Sanders’s Medicare for All legislation also has built-in safeguards for workers through the transition process. Union employers would be mandated to pass any health care savings from Medicare for All down to workers in their contracts — for example, by providing the equivalent value of their old health insurance plans in the form of wages and other benefits. His bill also pledges to support health care workers affected by the transition with up to five years of compensation and aid for displaced workers. (The Political Economy Research Institute at the University of Massachusetts, Amherst, estimates that within the five-year timeframe, the government could effectively implement a “just transition” to include retraining, relocation assistance and wage replacement for about 746,600 workers, for about $61.5 billion annually for two years — roughly 2 percent of total operational spending.)
The divisions around single-payer within the labor movement attest to a history of unions embedding themselves in the employer-based insurance industry, for reasons both practical and political.
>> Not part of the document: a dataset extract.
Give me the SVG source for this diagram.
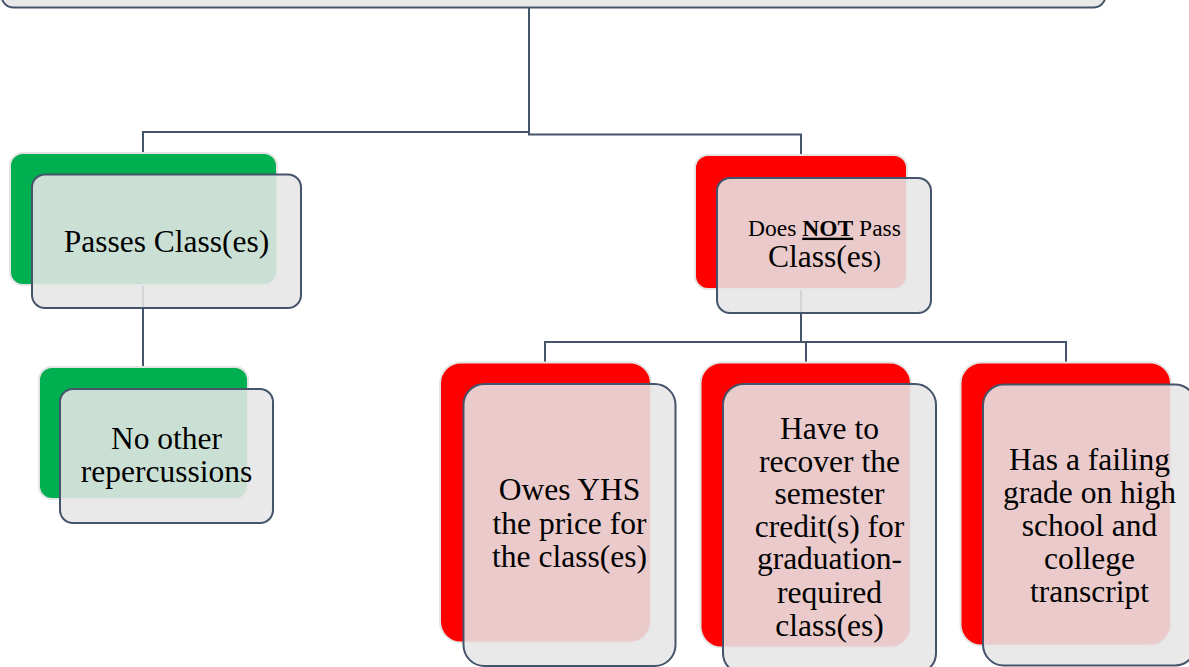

During the early 20th century, the American Federation of Labor joined with industry groups to oppose a proposal by social reformers for a universal health care plan, preferring instead to maintain labor’s status as a welfare provider to union members. From the 1950s through the Obamacare era, employer-based health plans solidified as part of the social contract that unions offered members, becoming entrenched as part of a standard collective-bargaining package.
According to Anand Singh, president of UNITE HERE Local 2, shifting health care responsibilities to the government could help expand unionization in the long term, because currently, fear of high insurance costs is one factor that ramps up employers’ union-busting campaigns and staunch opposition to workplace organizing. “Workers have a lot of reasons to join a union: a voice on the job, respect on the job. But [with respect to] employers, right now, health care is an impediment for workers really having that voice and exercising the right to join a union,” Singh said at a recent media conference.
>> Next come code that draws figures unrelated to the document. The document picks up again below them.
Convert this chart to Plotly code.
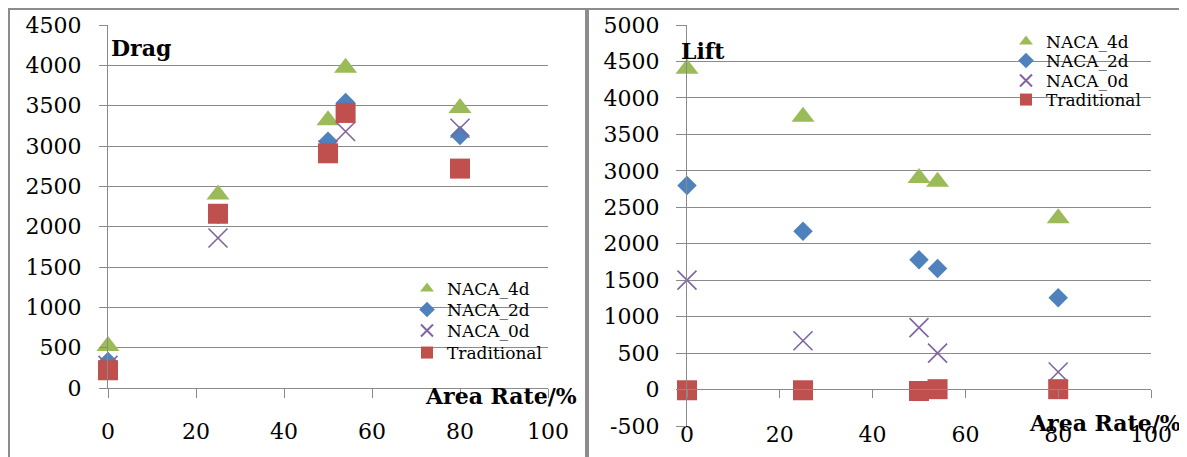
import plotly.graph_objects as go

# The page body has an 8px default margin, so the figure is offset by 8px.
SCREEN_W, SCREEN_H = 1187, 457
OFF = 8
W, H = SCREEN_W - OFF, SCREEN_H - OFF
SERIF = "DejaVu Serif"

# ---------------- data ----------------
area_rate = [0, 25, 50, 54, 80]
series_names = ["NACA_4d", "NACA_2d", "NACA_0d", "Traditional"]

drag_naca4d = [520, 2400, 3320, 3970, 3470]
drag_naca2d = [330, 2150, 3060, 3540, 3130]
drag_naca0d = [280, 1860, 2950, 3180, 3220]
drag_trad = [220, 2160, 2910, 3410, 2720]

lift_naca4d = [4400, 3740, 2900, 2850, 2350]
lift_naca2d = [2800, 2170, 1780, 1660, 1260]
lift_naca0d = [1500, 670, 850, 500, 240]
lift_trad = [-10, -10, -20, 5, 5]

x_ticks = [0, 20, 40, 60, 80, 100]
drag_ticks = list(range(0, 4501, 500))
lift_ticks = list(range(-500, 5001, 500))
lift_tick_labels = [str(v) for v in lift_ticks]  # plain hyphen for "-500"

# ---------------- styles ----------------
colors = {"NACA_4d": "#9BBB59", "NACA_2d": "#4F81BD",
          "NACA_0d": "#8064A2", "Traditional": "#C0504D"}
symbols = {"NACA_4d": "triangle-up", "NACA_2d": "diamond",
           "NACA_0d": "x-thin", "Traditional": "square"}
sizes = {"NACA_4d": 20, "NACA_2d": 15, "NACA_0d": 19, "Traditional": 20}
GRID = "#8a8a8a"


def fx(px):
    return (px - OFF) / W


def fy(py):
    return 1 - (py - OFF) / H


fig = go.Figure()

drag_series = [drag_naca4d, drag_naca2d, drag_naca0d, drag_trad]
lift_series = [lift_naca4d, lift_naca2d, lift_naca0d, lift_trad]

left_rows = [289, 310, 331, 353]
right_rows = [42, 61, 81, 100]

legend_font = dict(family=SERIF, size=17, color="black")
legend_layouts = {}
for i, (name, vals) in enumerate(zip(series_names, drag_series)):
    lid = "legend" if i == 0 else f"legend{i + 1}"
    fig.add_trace(go.Scatter(
        x=area_rate, y=vals, mode="markers", name=name,
        xaxis="x", yaxis="y", legend=lid, cliponaxis=False,
        marker=dict(symbol=symbols[name], size=sizes[name], color=colors[name],
                    line=dict(width=1.6 if name == "NACA_0d" else 0, color=colors[name])),
    ))
    legend_layouts[lid] = dict(x=fx(407), y=fy(left_rows[i]), xanchor="left", yanchor="middle",
                               bgcolor="rgba(0,0,0,0)", borderwidth=0, itemsizing="constant",
                               font=legend_font)

for i, (name, vals) in enumerate(zip(series_names, lift_series)):
    lid = f"legend{i + 5}"
    fig.add_trace(go.Scatter(
        x=area_rate, y=vals, mode="markers", name=name,
        xaxis="x2", yaxis="y2", legend=lid, cliponaxis=False,
        marker=dict(symbol=symbols[name], size=sizes[name], color=colors[name],
                    line=dict(width=1.6 if name == "NACA_0d" else 0, color=colors[name])),
    ))
    legend_layouts[lid] = dict(x=fx(1006), y=fy(right_rows[i]), xanchor="left", yanchor="middle",
                               bgcolor="rgba(0,0,0,0)", borderwidth=0, itemsizing="constant",
                               font=legend_font)

tickfont = dict(family=SERIF, size=22, color="black")

fig.update_layout(
    width=W, height=H,
    margin=dict(l=0, r=0, t=0, b=0, pad=0, autoexpand=False),
    paper_bgcolor="white", plot_bgcolor="white",
    font=dict(family=SERIF, color="black"),
    xaxis=dict(domain=[fx(108), fx(548)], range=[0, 100], tickvals=x_ticks,
               anchor="y", showgrid=False, zeroline=False, showline=True,
               linecolor=GRID, linewidth=1.2, ticks="outside", ticklen=9,
               tickcolor=GRID, tickwidth=1.2, tickfont=tickfont, ticklabelstandoff=14),
    yaxis=dict(domain=[fy(388), fy(25)], range=[0, 4500], tickvals=drag_ticks,
               anchor="x", showgrid=True, gridcolor=GRID, gridwidth=1.2, zeroline=False,
               showline=True, linecolor=GRID, linewidth=1.2, ticks="outside", ticklen=8,
               tickcolor=GRID, tickwidth=1.2, tickfont=tickfont, ticklabelstandoff=13),
    xaxis2=dict(domain=[fx(687), fx(1151)], range=[0, 100], tickvals=x_ticks,
                anchor="y2", showgrid=False, zeroline=False, showline=False,
                ticks="", tickfont=tickfont, ticklabelstandoff=-7),
    xaxis3=dict(range=[0, 100], tickvals=x_ticks, overlaying="x2", anchor="free",
                position=fy(389), showgrid=False, zeroline=False, showline=True,
                linecolor=GRID, linewidth=1.2, ticks="outside", ticklen=8,
                tickcolor=GRID, tickwidth=1.2, showticklabels=False),
    yaxis2=dict(domain=[fy(426), fy(25)], range=[-500, 5000], tickvals=lift_ticks,
                ticktext=lift_tick_labels,
                anchor="x2", showgrid=True, gridcolor=GRID, gridwidth=1.2, zeroline=False,
                showline=True, linecolor=GRID, linewidth=1.2, ticks="outside", ticklen=10,
                tickcolor=GRID, tickwidth=1.2, tickfont=tickfont, ticklabelstandoff=12),
    showlegend=True,
    **legend_layouts,
)

# dummy trace to make xaxis3 render
fig.add_trace(go.Scatter(x=[None], y=[None], xaxis="x3", yaxis="y2", showlegend=False,
                         hoverinfo="skip"))

# panel frames
fig.add_shape(type="rect", xref="paper", yref="paper",
              x0=fx(9), x1=fx(586), y0=-0.1, y1=fy(9),
              line=dict(color="#8c8c8c", width=2), fillcolor="rgba(0,0,0,0)", layer="below")
fig.add_shape(type="rect", xref="paper", yref="paper",
              x0=fx(588), x1=1.1, y0=-0.1, y1=fy(9),
              line=dict(color="#8c8c8c", width=2), fillcolor="rgba(0,0,0,0)", layer="below")

bold = dict(family=SERIF, size=22, color="black")
fig.add_annotation(text="<b>Drag</b>", xref="paper", yref="paper", x=fx(109), y=fy(48),
                   xanchor="left", yanchor="middle", showarrow=False, font=bold)
fig.add_annotation(text="<b>Lift</b>", xref="paper", yref="paper", x=fx(679), y=fy(51),
                   xanchor="left", yanchor="middle", showarrow=False, font=bold)
fig.add_annotation(text="<b>Area Rate/%</b>", xref="paper", yref="paper", x=fx(423), y=fy(396),
                   xanchor="left", yanchor="middle", showarrow=False, font=bold)
fig.add_annotation(text="<b>Area Rate/%</b>", xref="paper", yref="paper", x=fx(1027), y=fy(423),
                   xanchor="left", yanchor="middle", showarrow=False, font=bold)

fig.write_html("out.html")
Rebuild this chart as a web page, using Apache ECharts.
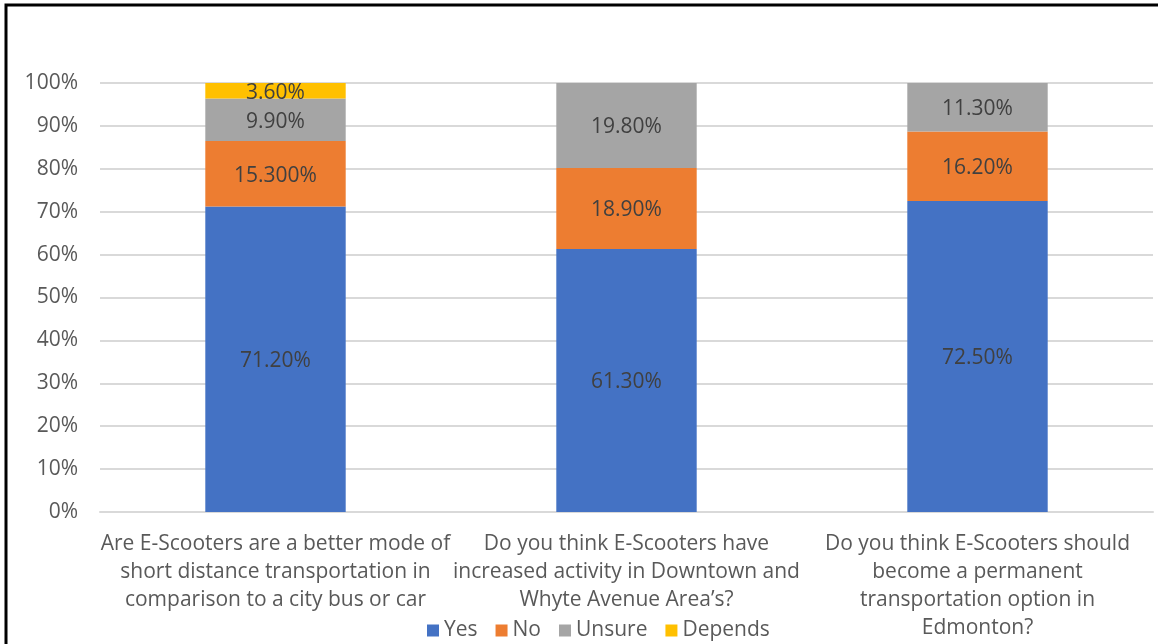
<!DOCTYPE html>
<html>
<head>
<meta charset="utf-8">
<script src="https://cdn.jsdelivr.net/npm/echarts@6/dist/echarts.min.js"></script>
<style>
  html, body { margin: 0; padding: 0; background: #ffffff; }
  #chart { width: 1158px; height: 644px; }
</style>
</head>
<body>
<div id="chart"></div>
<script>
// Survey questions (line breaks as they wrap under each bar)
const categories = [
  'Are E-Scooters are a better mode of\nshort distance transportation in\ncomparison to a city bus or car',
  'Do you think E-Scooters have\nincreased activity in Downtown and\nWhyte Avenue Area\u2019s?',
  'Do you think E-Scooters should\nbecome a permanent\ntransportation option in\nEdmonton?'
];

// Share of responses, in percent
const yesValues = [71.2, 61.3, 72.5];
const noValues = [15.3, 18.9, 16.2];
const unsureValues = [9.9, 19.8, 11.3];
const dependsValues = [3.6, null, null];

// Decimal places printed on each bar segment's label
const yesDigits = [2, 2, 2];
const noDigits = [3, 2, 2];
const unsureDigits = [2, 2, 2];
const dependsDigits = [2, 2, 2];

const yTicks = [0, 10, 20, 30, 40, 50, 60, 70, 80, 90, 100];

const FONT = '"Open Sans", "Liberation Sans", sans-serif';

function makeSeries(name, values, digits, color) {
  return {
    name: name,
    type: 'bar',
    stack: 'total',
    barWidth: '40%',
    itemStyle: { color: color },
    label: {
      show: true,
      position: 'inside',
      offset: [0, 2],
      color: '#404040',
      fontFamily: FONT,
      fontSize: 21,
      formatter: p => p.value == null ? '' : p.value.toFixed(digits[p.dataIndex]) + '%'
    },
    data: values
  };
}

const chart = echarts.init(document.getElementById('chart'));
chart.setOption({
  animation: false,
  backgroundColor: '#ffffff',
  grid: { left: 100, right: 5, top: 83, bottom: 132 },
  legend: {
    bottom: -2,
    left: 422,
    icon: 'rect',
    itemWidth: 12,
    itemHeight: 12,
    itemGap: 18,
    textStyle: { color: '#595959', fontFamily: FONT, fontSize: 21 },
    data: ['Yes', 'No', 'Unsure', 'Depends']
  },
  xAxis: {
    type: 'category',
    data: categories,
    axisLine: { lineStyle: { color: '#D9D9D9', width: 2 } },
    axisTick: { show: false },
    axisLabel: {
      color: '#595959',
      fontFamily: FONT,
      fontSize: 21,
      lineHeight: 28,
      margin: 18,
      interval: 0
    }
  },
  yAxis: {
    type: 'value',
    min: yTicks[0],
    max: yTicks[yTicks.length - 1],
    interval: yTicks[1] - yTicks[0],
    axisLine: { show: false },
    axisTick: { show: false },
    splitLine: { lineStyle: { color: '#D9D9D9', width: 2 } },
    axisLabel: {
      color: '#595959',
      fontFamily: FONT,
      fontSize: 21,
      margin: 22,
      formatter: v => v + '%'
    }
  },
  graphic: [{
    type: 'rect',
    shape: { x: 6, y: 5, width: 1300, height: 800 },
    style: { fill: 'none', stroke: '#000000', lineWidth: 3 },
    silent: true,
    z: 100
  }],
  series: [
    makeSeries('Yes', yesValues, yesDigits, '#4472C4'),
    makeSeries('No', noValues, noDigits, '#ED7D31'),
    makeSeries('Unsure', unsureValues, unsureDigits, '#A5A5A5'),
    makeSeries('Depends', dependsValues, dependsDigits, '#FFC000')
  ]
});
</script>
</body>
</html>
Carl Rosen of United Electrical Workers, a left industrial union that has long championed a broad social welfare agenda including single-payer, said that he understands why some unions argue that they want to maintain the benefits that they fought hard for. Workers in his union have had the same fights, he said, but “you’d be hard-pressed to find any members in our union — the ones who’ve actually been involved in those fights, who’ve had to go on strike in order to preserve their health care, who have had to take lesser wage increases than they want, etc. — you won’t find any of them saying, ‘Therefore I want to keep exactly what we have right now, because I had to fight to get it.’”
If private health insurance were replaced by a state-run system, Rosen adds, unions would be challenged to shift the value of their contracts into other types of compensation, “and any union that doesn’t have the confidence that they can do that — that’s an issue that they’d better do some soul searching on: why they don’t think they’d be able to bargain to move that money into other parts of their package.”
In other words, making health care a state responsibility would expand the horizon of possibility in collective bargaining. Whether workers want better wages, training and education benefits, or childcare, both employers and unions would be pushed to become more creative in their demands and more responsive to workers’ aspirations.
For now, as Dudzic put it, “When we bargain for health care, we bargain against ourselves.”
Labor advocates increasingly see Medicare for All as an imperative for health care justice for working people, and unions must grapple with the prospect that the health care that they have bargained for as a union advantage could become a universal public entitlement. While single-payer would disrupt how they negotiate contracts, union workers might see it as a fair trade for enshrining health care as a right, not a bargaining chip.